REPUBLIKA.CO.ID, JAKARTA --Tiga ekor Lumba-lumba, Satu jenis Hidung Botol dan dua lainnya jenis lumba-lumba Poemintal sengaja ditangkap di perairan kepulauan Karimunjawa, Jepara, Jawa Tengah. Lumba-lumba tersebut dimasukan ke dalam kolam dangkal yang berisi lebih dari 30 ekor Hiu di Pulau menjangan besar, Karimunjawa, Jawa Tengah.
''Kondisi lumba-lumba dalam kolam tersebut sangat memperihatinkan, karena stres dan tubuh mereka penuh luka ditambah lagi dalam kolam tersebut dipenuhi Hiu yang terlihat sesekali menyundul lumba-lumba tersebut,'' kata Benvika, koordinator Jakarta Animal Aid Network (JAAN), dalam siaran persnya, Rabu (3/1).
Tim JAAN tiba dilokasi pada Jumat (15/12), bersama dengan Balai Taman Nasional Karimunjawa, BKSDA Jawa Tengah, PolAir Polda Jawa Tengah, Pos AL Karimunjawa dan Unsur muspika Karimunjawa. Tim tersebut melakukan observasi dan penutupan sementara kolam hiu dari pengunjung.
Menurut Benvika, kurang dari 48 jam, dua ekor lumba-lumba (satu lumba-lumba jenis hidung botol dan satu jenis lumba-lumba pemintal) tidak berhasil selamat walaupun tim telah melakukan aksi cepat. Lumba-lumba yang masih bertahan akhirnya di relokasi dari Pulau Menjangan Besar ke seapen (Kandang laut) di Pulau Kemujan, Karimunjawa untuk di observasi dan akhirnya berhasil dilepasliarkan kembali kehabitatnya.
Kandang laut (seapen) yang berada di Pulau Kemujan, Karimunjawa ini merupakan tempat untuk merehabilitasi dan merawat lumba-lumba, baik yang berasal dari sirkus maupun yang terluka dan terdampar untuk kemudian dilepasliarkan kembali ke habitatnya.

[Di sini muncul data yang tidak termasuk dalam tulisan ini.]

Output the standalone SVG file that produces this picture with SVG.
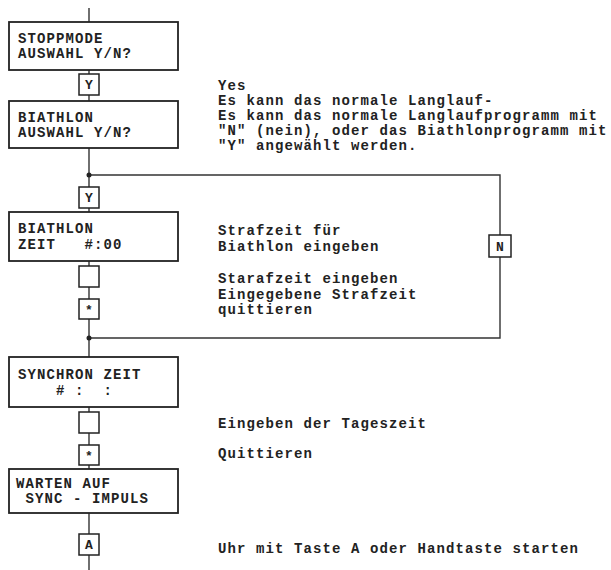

Seapen yang dibangun pada Tahun 2011 itu merupakan satu-satunya kandang laut permanen pertama di Indonesia untuk merehabilitasi lumba-lumba, dibawah dukungan Dolphin Project, JAAN dan bekerja sama dengan Kementerian Lingkungan Hidup dan Kehutanan, Balai Taman Nasional Karimunjawa dan Balai Besar KSDA Jawa Tengah.

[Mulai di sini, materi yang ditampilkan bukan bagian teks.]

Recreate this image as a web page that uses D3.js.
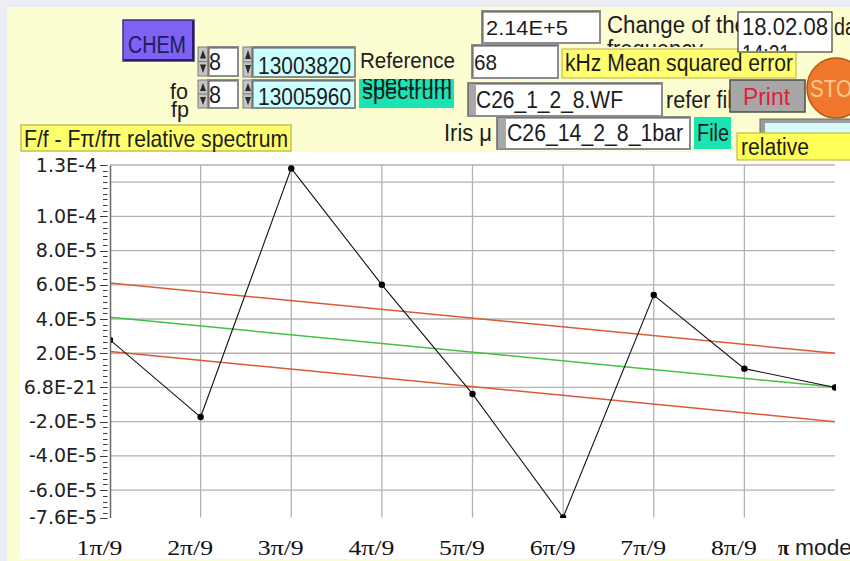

''Penangkapan ilegal di habitat asli lumba-lumba terus terjadi, praktik pentas lumba-lumba dan aneka satwa tidak mempresentasikan sebuah proses didik yang beresensi, dan malahan melecehkan nilai edukasi dan konservasi,'' lanjut Benvika.
Edukasi dan konservasi yang diklaim oleh sirkus satwa hanyalah tabir pembenaran eksploitasi satwa liar untuk hiburan dan kepentingan komersial belaka. Praktik edukasi yang salah ini akan mencetak generasigenerasi baru Indonesia yang tidak terpuji, mengancam kelestarian satwa liar di habitat alaminya, serta mendorong penangkapan dan perdagangan ilegal satwa liar.
''Pertunjukan sirkus lumba-lumba keliling ini telah menuai gelombang protes dari masyarakat dunia. Hanya Indonesia satu-satunya negara yang masih membiarkan ini berlangsung,'' tegasnya.
JAAN dan Kelompok pembela hak-hak satwa lainnya akan tetap memantau dengan seksama proses hukum terhadap para pelaku, karena menangkap dan memelihara lumba-lumba secara illegal merupakan pelanggaran tehadap Undang-undang No. 5 Tahun 1990. Benvika juga meminta kepada Presiden Republik Indonesia untuk menghentikan eksploitasi (Sirkus keliling) lumba-lumba, karena tidak sesuai dengan kaidah kesejahteraan satwa.
''Akibat sirkus keliling, banyak lumba-lumba yang ditangkap secara illegal dan menghabiskan tahun-tahun mereka dalam bisnis pertunjukan,'' terangnya.